A few days ago, we had quiz and I solved 3/4 of questions, and I realized that the 4th question which was mentioned as wrong. Question was
FIND THE SMALLEST POSITIVE ROOT BY USING NEWTON-RAPHSON METHOD,
I asked what's wrong with my solution, so I had an argument with my calculus teacher, about Newton's method of finding roots, specifically about the initial guess
Example was this: $$\bf f(x)=\cos(3x) + x^3 -2$$ a root lies between 1 and 2
I said professor, that we can choose any points between them as initial guess $\bf x_0$ and had chosen 1.5, so solved.
But, professor said, that we can pick initial guess as following formula:
if f(a)f''(x) > 0 then x0 = aorif f(b)f''(x) > 0 then x0 = b,
I don't really know where she got these conditions, but I didn't reply he mail after this.
I searched google about 2 hours and I DIDN'T FIND any result like that.

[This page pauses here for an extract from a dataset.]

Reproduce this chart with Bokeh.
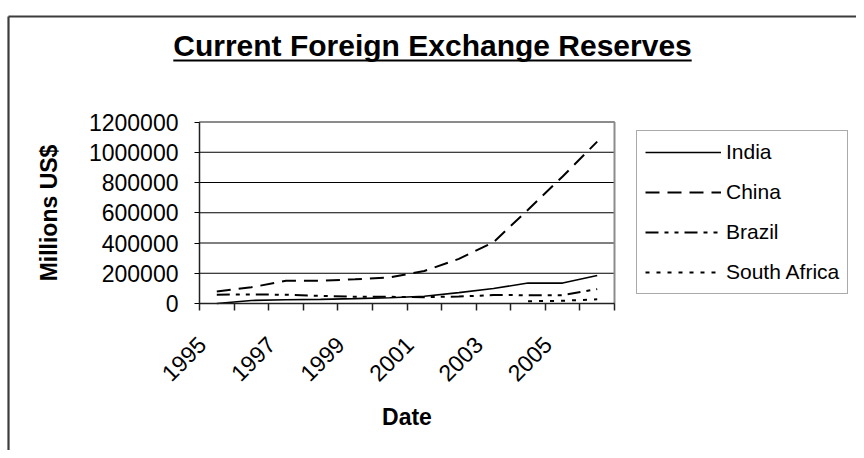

So, I wanted to ask you, who is right here? Me or her? Are we free to choose initial guess as we want, or we have to follow her instructions where it doesn't exist in real life? Or, I wrong, because even in wikipedia, there is no any info's about initial guess.
There is some very common exercise about the Newton method that guarantees convergence in the scalar case.
Consider as base case the one where the function has a sign change and is convex and increasing on the interval $[a,b]$.
Then the tangent $t_a(x)$ at $a$ (function value negative) could be almost horizontal, it could have a root almost anywhere, also outside of the interval. As an example consider $f(x)=x^2+0.1x-0.5$ on the interval $[a,b]=[0,1]$. The tangent in $a=0$ is $t_a(x)=0.1x-0.5$ and has its root $x=5$ well outside the interval. The tangent at $b=1$ is $t_b(x)=2.1(x-1)+0.6$ with its root at $x=\frac57$ inside the interval.
However, the tangent $t_b(x)$ at $b$ (function value positive) is more restricted in its slope and $x$-intercept. It is a supporting line of the convex curve, as is every tangent, thus always below it. Which means that at $a$ the tangent must have a negative value, $t_b(a)\le f(a)<0$, and thus its root $c$ is between $a$ and $b$, inside the interval.
The function value $0=t_b(c)\le f(c)$ at the root of the tangent has to be positive (or $c$ is already the root of $f$), so $b$ can be replaced with this root. The reduced interval $[a,b']=[a,c]$ now satisfies the same conditions. Repeating this observation gives a falling sequence of Newton iterates inside the interval converging to the root.
The other sign combinations of the first and second derivative (concave curve, falling curve) can now be obtained by reflections on the $x$ and $y$ axis, leading to the condition your teacher gave.